Menuju Pertarungan Tahta DKI

oleh -70 Dilihat
oleh

Oleh: Afan Ari Kartika*

Di tengah arus pembangunan demokrasi di Indonesia, khusunya menjelang momentum pesta demokrasi di Jakarta, masyarakat seakan terjebak terhadap persoalan etnis dan agama dalam kepemimpinan.

Ada yang melakukan pendekatan lewat jalur keagamaan untuk merasionalisasikan ini (terlepas pro dan kontra), ada juga yang melakukan pendekatan ilmiah dan politis untuk dapat diterima masyarakat luas.

Namun, terlepas dari itu semua, siapapun yang nantinya akan memimpin Jakarta, harus mampu memberikan ruang yang besar dan baik bagi pembangunan demokrasi dan komitmen penegakan hukum.

Sosok pemimpin Jakarta ke depan haruslah sosok yang otentik (jujur, mau mendengarkan suara rakyat, apa adanya) dan tentunya harus visioner. Sosok yang demikian inilah yang dibutuhkan guna menyelamatkan Jakarta dari keterpecahbelahan dan memulihkan kondisi untuk lebih baik lagi.

Namun demikian, realita yang ditampilkan selama ini membuat kita jadi bertanya-tanya, apakah agenda pesta demokrasi yang akan digelar di DKI Jakarta akan konsekuen dan substansial? Atau justru akan terjadi “pembantaian demokrasi” yang dilakukan secara beramai ramai oleh elit-elit politik?

Apalagi semakin menjelang pentas demokrasi DKI, kita semua dipertontonkan sebuah drama politik yang seakan akan mengajak kita untuk menikmati dari episode ke episode.

Lantas, bagaimana sosok ideal pemimpin Jakarta mendatang?
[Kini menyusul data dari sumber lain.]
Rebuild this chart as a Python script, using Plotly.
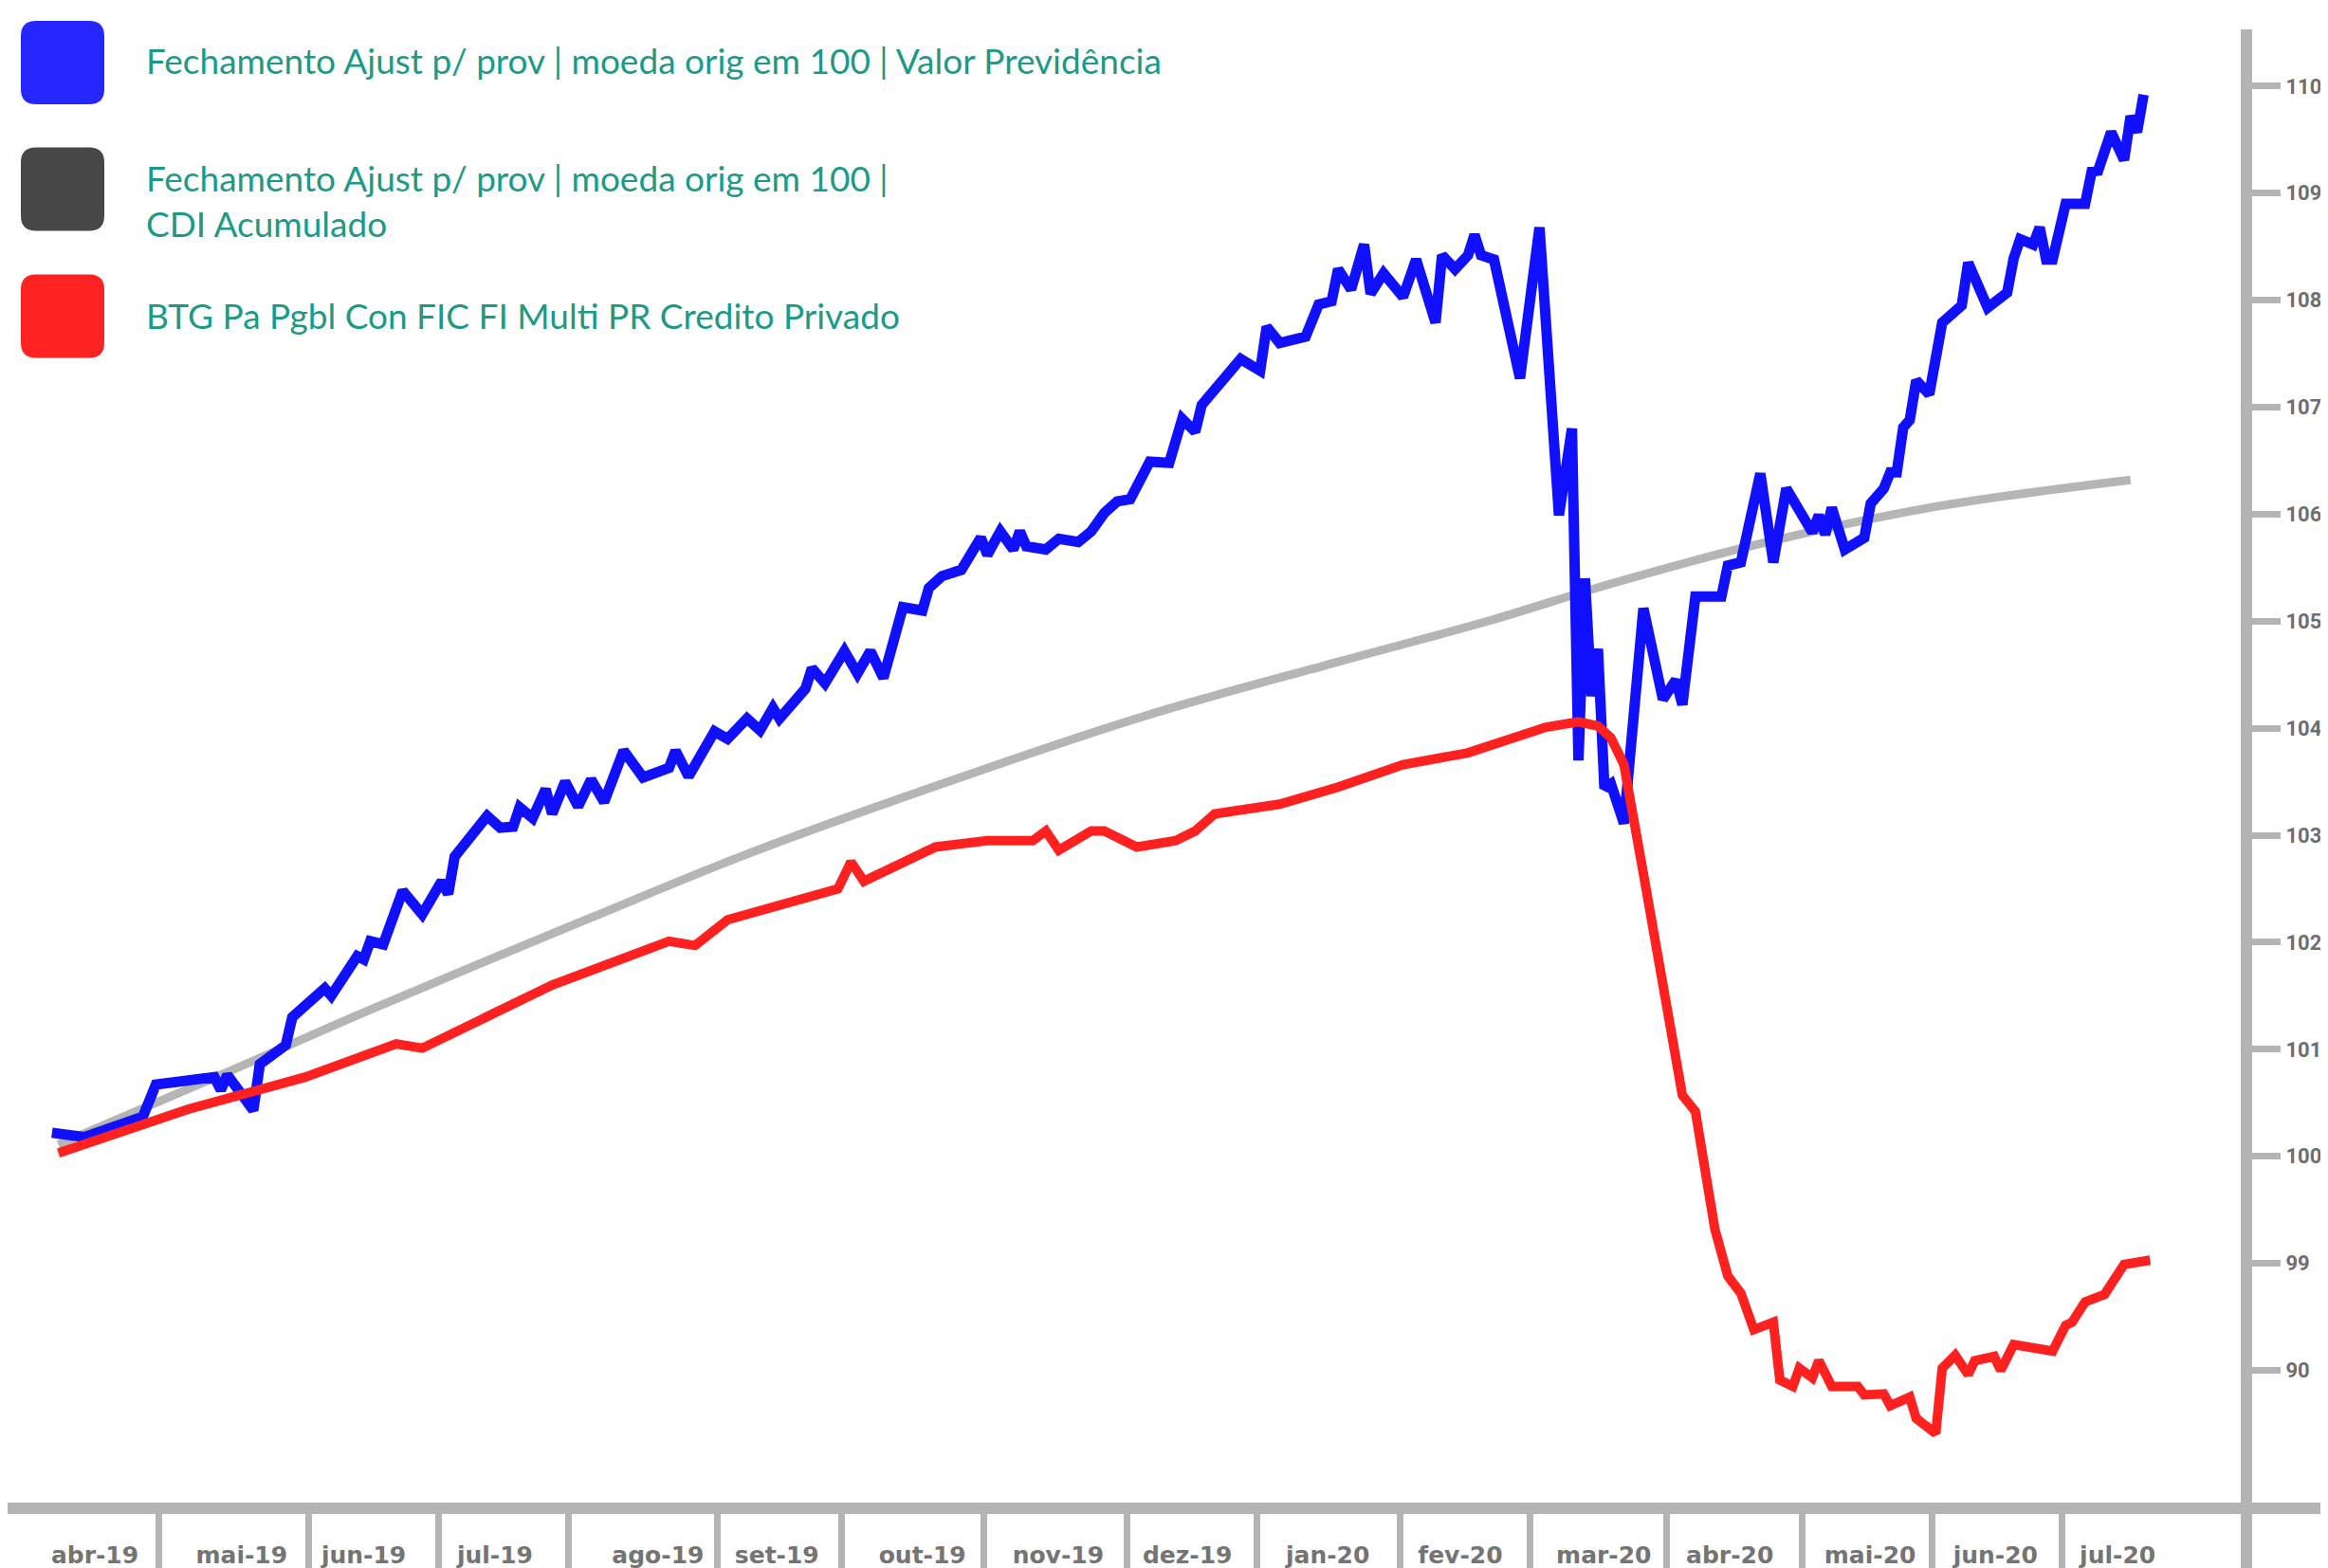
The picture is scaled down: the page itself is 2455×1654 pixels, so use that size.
import plotly.graph_objects as go

# sessao (indice do pregao) e valor da cota base 100
blue_x = [0, 5, 14, 16, 25, 26, 27, 31, 32, 36, 37, 42, 43, 47, 48, 49, 51, 54, 57, 60,
          61, 62, 67, 69, 71, 72, 74, 76, 77, 79, 81, 83, 85, 88, 91, 95, 96, 98, 102, 104,
          107, 109, 111, 112, 116, 117, 119, 122, 124, 126, 128, 131, 134, 135, 137, 140, 143, 144, 146, 148,
          149, 150, 153, 155, 158, 160, 162, 164, 166, 169, 172, 174, 176, 177, 183, 186, 187, 189, 193, 195,
          197, 198, 200, 202, 203, 205, 208, 210, 213, 214, 216, 218, 219, 220, 222, 226, 229, 232, 234, 235,
          236, 237, 238, 239, 240, 242, 245, 246, 248, 250, 251, 253, 257, 258, 260, 263, 265, 267, 271, 272,
          273, 274, 276, 279, 280, 282, 283, 284, 285, 286, 287, 289, 291, 294, 295, 298, 301, 302, 303, 305,
          306, 307, 308, 310, 313, 314, 315, 317, 319, 320, 321, 322]
blue_y = [100.22, 100.18, 100.37, 100.67, 100.74, 100.62, 100.76, 100.43, 100.86, 101.04,
          101.30, 101.57, 101.50, 101.87, 101.84, 102.01, 101.98, 102.48, 102.26, 102.57,
          102.45, 102.80, 103.18, 103.07, 103.08, 103.26, 103.16, 103.43, 103.20, 103.50,
          103.27, 103.52, 103.31, 103.79, 103.54, 103.63, 103.79, 103.55, 103.97, 103.90,
          104.09, 103.98, 104.19, 104.09, 104.37, 104.56, 104.42, 104.72, 104.51, 104.72,
          104.47, 105.13, 105.10, 105.31, 105.42, 105.48, 105.78, 105.62, 105.84, 105.67,
          105.84, 105.70, 105.67, 105.77, 105.74, 105.84, 106.01, 106.12, 106.14, 106.49,
          106.48, 106.89, 106.77, 107.02, 107.45, 107.34, 107.75, 107.60, 107.66, 107.96,
          107.99, 108.29, 108.10, 108.52, 108.06, 108.25, 108.03, 108.38, 107.79, 108.42,
          108.29, 108.42, 108.61, 108.42, 108.38, 107.27, 108.68, 105.99, 106.80, 103.70,
          105.40, 104.30, 104.74, 103.44, 103.48, 103.11, 105.12, 104.85, 104.27, 104.45,
          104.22, 105.23, 105.23, 105.52, 105.55, 106.38, 105.55, 106.24, 105.83, 105.99,
          105.81, 106.06, 105.67, 105.78, 106.10, 106.24, 106.39, 106.39, 106.81, 106.88,
          107.25, 107.12, 107.79, 107.95, 108.35, 107.93, 108.07, 108.39, 108.57, 108.52,
          108.68, 108.38, 108.38, 108.90, 108.90, 109.20, 109.21, 109.57, 109.31, 109.72,
          109.57, 109.92]

gray_x = [1, 26, 49, 83, 106, 129, 168, 198, 221, 240, 262, 289, 320]
gray_y = [100.11, 100.76, 101.37, 102.23, 102.80, 103.31, 104.11, 104.62, 105.00, 105.35,
          105.71, 106.06, 106.32]

red_x = [1, 21, 39, 53, 57, 77, 95, 99, 104, 111, 121, 123, 125, 136, 144, 151, 153, 155, 160, 162,
         167, 173, 176, 179, 189, 198, 208, 218, 225, 230, 235, 238, 240, 242, 245, 248, 251, 253, 256, 257,
         258, 260, 262, 265, 266, 268, 269, 271, 272, 274, 278, 279, 282, 283, 286, 287, 290, 291, 293, 295,
         296, 299, 300, 302, 308, 310, 311, 313, 316, 319, 323]
red_y = [100.03, 100.44, 100.74, 101.05, 101.01, 101.60, 102.01, 101.97, 102.21, 102.32,
         102.50, 102.75, 102.57, 102.89, 102.95, 102.95, 103.04, 102.86, 103.04, 103.04,
         102.89, 102.95, 103.04, 103.20, 103.29, 103.45, 103.66, 103.77, 103.90, 104.01,
         104.06, 104.02, 103.91, 103.66, 102.64, 101.65, 100.57, 100.42, 99.32, 99.10,
         98.88, 98.72, 98.38, 98.45, 97.91, 97.85, 98.02, 97.93, 98.09, 97.85,
         97.85, 97.77, 97.78, 97.67, 97.75, 97.55, 97.41, 98.02, 98.14, 97.96,
         98.09, 98.13, 98.00, 98.24, 98.18, 98.42, 98.45, 98.64, 98.71, 98.99,
         99.03]

month_labels = ["abr-19", "mai-19", "jun-19", "jul-19", "ago-19", "set-19", "out-19", "nov-19",
                "dez-19", "jan-20", "fev-20", "mar-20", "abr-20", "mai-20", "jun-20", "jul-20"]
month_label_pos = [6.6, 29.2, 48.0, 68.2, 93.3, 111.6, 134.0, 154.9, 174.8, 196.4, 216.8, 238.9,
                   258.3, 279.9, 299.2, 318.0]
month_breaks = [16.5, 39.5, 59.5, 79.5, 102.5, 121.5, 143.5, 165.5, 185.5, 207.5, 227.5, 248.5,
                269.5, 289.5, 309.5]

y_tickvals = [110, 109, 108, 107, 106, 105, 104, 103, 102, 101, 100, 99, 98]
y_ticktext = ["110", "109", "108", "107", "106", "105", "104", "103", "102", "101", "100", "99", "90"]

legend_names = ["Fechamento Ajust p/ prov | moeda orig em 100 | Valor Previdência",
                "Fechamento Ajust p/ prov | moeda orig em 100 |<br>CDI Acumulado",
                "BTG Pa Pgbl Con FIC FI Multi PR Credito Privado"]
legend_colors = ["#2626ff", "#474747", "#ff2222"]

# a pagina tem 8px de margem no body: a figura fica deslocada
OFF = 8
W, H = 2455 - OFF, 1654 - OFF
ML, MR, MT, MB = 0, 92, 31 - OFF, 69
AXIS_GRAY = "#b4b4b4"
LW = 12
pw = W - ML - MR
ph = H - MT - MB


def px_x(x):
    return (x - OFF - ML) / pw


def px_y(y):
    return (H - MB - (y - OFF)) / ph


fig = go.Figure()
fig.add_trace(go.Scatter(x=gray_x, y=gray_y, mode="lines", line=dict(color="#b5b5b5", width=9, shape="spline"),
                         name="CDI Acumulado"))
fig.add_trace(go.Scatter(x=blue_x, y=blue_y, mode="lines", line=dict(color="#1010ff", width=11),
                         name="Valor Previdência"))
fig.add_trace(go.Scatter(x=red_x, y=red_y, mode="lines", line=dict(color="#ff2020", width=10),
                         name="BTG Pa Pgbl"))

fig.update_xaxes(
    range=[-6.83, 336.96], showgrid=False, zeroline=False,
    showline=True, linecolor=AXIS_GRAY, linewidth=LW,
    tickmode="array", tickvals=month_label_pos, ticktext=month_labels, ticks="",
    tickfont=dict(family="DejaVu Sans", size=25, color="#747474", weight="bold"),
    ticklabelstandoff=22,
    minor=dict(tickmode="array", tickvals=month_breaks, ticks="outside", ticklen=60,
               tickwidth=7, tickcolor=AXIS_GRAY),
)
fig.update_yaxes(
    range=[96.764, 110.53], side="right", showgrid=False, zeroline=False,
    showline=True, linecolor=AXIS_GRAY, linewidth=LW,
    tickmode="array", tickvals=y_tickvals, ticktext=y_ticktext,
    ticks="outside", ticklen=30, tickwidth=7, tickcolor=AXIS_GRAY,
    tickfont=dict(family="Roboto", size=22, color="#6e6e6e", weight="bold"),
    ticklabelstandoff=1,
)

# eixos continuam alem da area do grafico (como no original)
fig.add_shape(type="line", xref="paper", yref="paper", ysizemode="pixel", yanchor=0,
              x0=1, x1=W / pw, y0=-LW / 2, y1=-LW / 2,
              line=dict(color=AXIS_GRAY, width=LW), layer="below")
fig.add_shape(type="line", xref="paper", yref="paper", xsizemode="pixel", xanchor=1,
              x0=LW / 2, x1=LW / 2, y0=0, y1=-MB / ph,
              line=dict(color=AXIS_GRAY, width=LW), layer="below")

# legenda com quadrados arredondados
swatch = ("M -28,-44 L 28,-44 Q 44,-44 44,-28 L 44,28 Q 44,44 28,44 L -28,44 "
          "Q -44,44 -44,28 L -44,-28 Q -44,-44 -28,-44 Z")
swatch_centers = [66, 199.5, 333.5]
text_centers = [64, 212, 332]
for name, col, sc, tc in zip(legend_names, legend_colors, swatch_centers, text_centers):
    fig.add_shape(type="path", xref="paper", yref="paper", xsizemode="pixel", ysizemode="pixel",
                  xanchor=px_x(66), yanchor=px_y(sc), path=swatch,
                  fillcolor=col, line=dict(width=0))
    fig.add_annotation(x=px_x(152), y=px_y(tc), xref="paper", yref="paper",
                       xanchor="left", yanchor="middle", align="left", showarrow=False, text=name,
                       font=dict(family="Lato", size=37, color="#1d9a86"))

fig.update_layout(
    width=W, height=H, margin=dict(l=ML, r=MR, t=MT, b=MB),
    paper_bgcolor="white", plot_bgcolor="white", showlegend=False,
)

fig.write_html("out.html")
Setidaknya ada 4 hal yang harus dipertimbangkan untuk memandang sosok pemimpin DKI ke depan.

Pertama, sosok pemimpin DKI kedepan haruslah sosok yang lahir secara “historis”, bukan secara “mitologis”. Artinya pemimpin DKI kedepan harus mampu memahami perasaan rakyat, tidak otoriter/arogan, tidak anti kritik, serta senantiasa memiliki komitmen penegakan hukum dan menjunjung demokrasi.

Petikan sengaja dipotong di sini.